5. The apparatus of claim 1 , further comprising a beam shaper positioned between the laser source and the polygonal mirror.

6. The apparatus of claim 1 , further comprising a frequency doubler positioned between the laser source and the polygonal mirror.

7. The apparatus of claim 1 , further comprising:

a housing defining an interior volume disposed about a portion of the movable transport assembly, wherein the housing includes at least two regions and each of the regions include an opening formed in opposing sidewalls of the housing to receive a substrate disposed on the movable transport assembly.

8. The chamber of claim 7, wherein the at least two regions comprise a scanning volume and an ionization volume.

9. A laser scanning platform, comprising:

a laser scanning device comprising a polygonal mirror, and configured to deliver pulses of electromagnetic radiation reflected by the polygonal mirror along a path that is parallel to a first direction, wherein the first direction is parallel to a surface of a substrate;

a substrate transport assembly configured to transport the substrate in a second direction while the pulses of electromagnetic radiation are directed towards the substrate, wherein the second direction is at an angle to the first direction;

one or more positioning sensors configured to detect a leading edge of the substrate as it is moved in the second direction toward the laser scanning device; and

a controller configured to control the operation of the laser scanning device and the substrate transport assembly based on signals received from the one or more positioning sensors.
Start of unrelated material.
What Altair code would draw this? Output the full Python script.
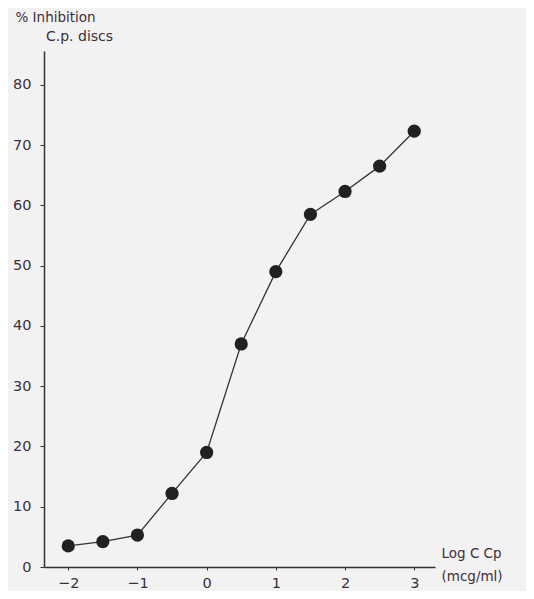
import altair as alt
import pandas as pd

log_conc = [-2, -1.5, -1, -0.5, 0, 0.5, 1, 1.5, 2, 2.5, 3]
inhibition = [3.5, 4.2, 5.3, 12.2, 19.0, 37.0, 49.0, 58.5, 62.3, 66.5, 72.3]
x_ticks = [-2, -1, 0, 1, 2, 3]
y_ticks = [0, 10, 20, 30, 40, 50, 60, 70, 80]
subtitle = ["C.p. discs"]

df = pd.DataFrame({"x": log_conc, "y": inhibition})
sub_df = pd.DataFrame({"t": subtitle})

ink = "#3b3039"
font = "DejaVu Sans"
nb = "\u00a0"

x_enc = alt.X("x:Q",
              scale=alt.Scale(domain=[-2.35, 3.3], nice=False, zero=False),
              axis=alt.Axis(values=x_ticks, format="d",
                            title=["Log C Cp", nb * 2 + "(mcg/ml)"],
                            titleX=397, titleY=-14, titleAlign="left",
                            titleAngle=0, titleBaseline="middle",
                            titleFontSize=13.5, titleFontWeight="normal",
                            titleColor=ink, titleFont=font, titleLineHeight=23,
                            labelFontSize=14.5, labelColor=ink, labelFont=font,
                            labelPadding=6, tickSize=3, tickColor=ink,
                            domainColor=ink, domainWidth=1.5, grid=False))
y_enc = alt.Y("y:Q",
              scale=alt.Scale(domain=[0, 85.6], nice=False),
              axis=alt.Axis(values=y_ticks, format="d", title="% Inhibition",
                            titleX=-29, titleY=-34, titleAlign="left",
                            titleAngle=0, titleBaseline="middle",
                            titleFontSize=13.5, titleFontWeight="normal",
                            titleColor=ink, titleFont=font,
                            labelFontSize=14.5, labelColor=ink, labelFont=font,
                            labelPadding=9, tickSize=4, tickColor=ink,
                            domainColor=ink, domainWidth=1.5, grid=False))

line = alt.Chart(df).mark_line(color=ink, strokeWidth=1.3).encode(x=x_enc, y=y_enc)
pts = alt.Chart(df).mark_point(filled=True, color="#222022", size=175, opacity=1).encode(x="x:Q", y="y:Q")
sub = alt.Chart(sub_df).mark_text(align="left", baseline="middle", fontSize=14,
                                  color=ink, font=font).encode(
    x=alt.value(2), y=alt.value(-14), text="t:N")

chart = (line + pts + sub).properties(
    width=391, height=516,
    autosize=alt.AutoSizeParams(type="none"),
    padding={"left": 36, "top": 43, "right": 91, "bottom": 24},
    background="#f3f2f3",
).configure_view(stroke=None)

chart.save("out.html", embed_options={"renderer": "svg", "actions": False})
10. The platform of claim 9, wherein the laser scanning device further comprises: a laser source; and

a beam shaper positioned between the laser source and the polygonal mirror.

1 1 . The platform of claim 10, wherein the laser scanning device further comprises: a frequency doubler positioned between the laser source and the polygonal mirror.

12. The platform of claim 9, wherein the laser scanning device further comprises an actuator configured to rotate the polygonal mirror at a desired speed.

13. The platform of claim 9, wherein the substrate transport assembly comprises a transport belt.

14. The platform of claim 13, further comprising:

a housing defining an interior volume having at least two regions, each of the regions having an opening formed in opposing sidewalls of the housing to receive a portion of the transport belt.

15. The platform of claim 14, wherein the at least two regions comprise:

an air knife configured to flow a gas in a first flow direction;

a vacuum housing positioned downstream from the first flow direction; and an ionization device configured to neutralize charges between particles and a substrate disposed on the transport belt.